A reduction in duties on gold and silver from 15% to 6% (from a minimum of 20%), and on platinum and palladium from 15.4% to 6.4%, has been announced. The customs reform was announced as part of the new Delhi government budget for 2024-25.

Its main objective is to support the country’s jewellery industry by increasing the added value of products and improving the competitiveness of exports. Industry representatives said that the reduction in duties will also lead to a reduction in the smuggling of gold bars.

India is the second-largest gold importer in the world after China (747 tonnes in 2023), but domestic production is almost 50 times less – at 15 tonnes. The reduction in duties is expected to spur domestic demand for physical gold and jewellery in India, which has weakened due to a record rise in metal prices worldwide. Experts do not rule out a drop in prices in the local market by 8-9%.

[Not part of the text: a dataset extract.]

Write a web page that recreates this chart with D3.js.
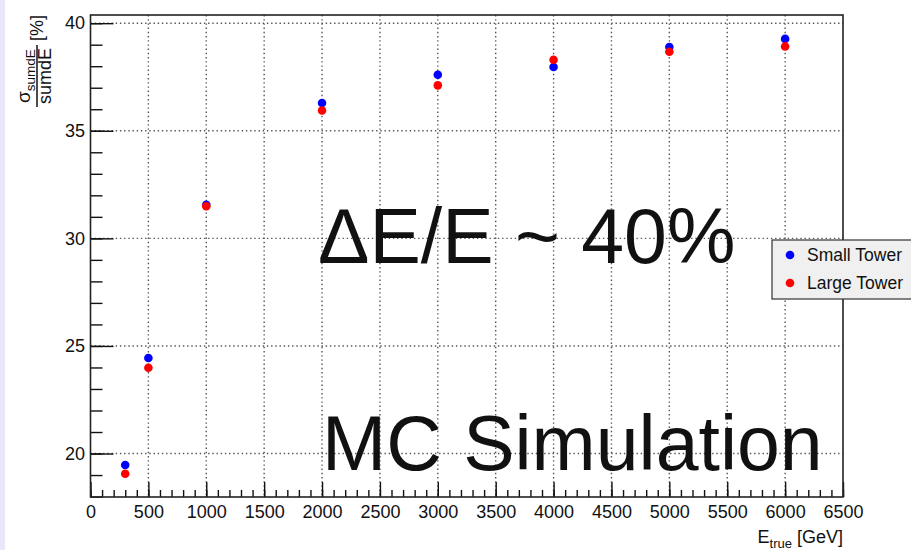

The Indian government also reduced or exempted 25 “critical minerals,” including battery minerals and metals such as graphite, cobalt, copper, molybdenum and lithium, citing their importance to strategic sectors such as energy, defense and microelectronics. The decisions were taken as part of the government’s new “mission” to strengthen the supply chain. The Finance Minister estimates that it will give a major boost to domestic refining and beneficiation capacity, making these materials easier to access in key sectors. The Finance Ministry has promised a comprehensive review of all duty rates within the next six months.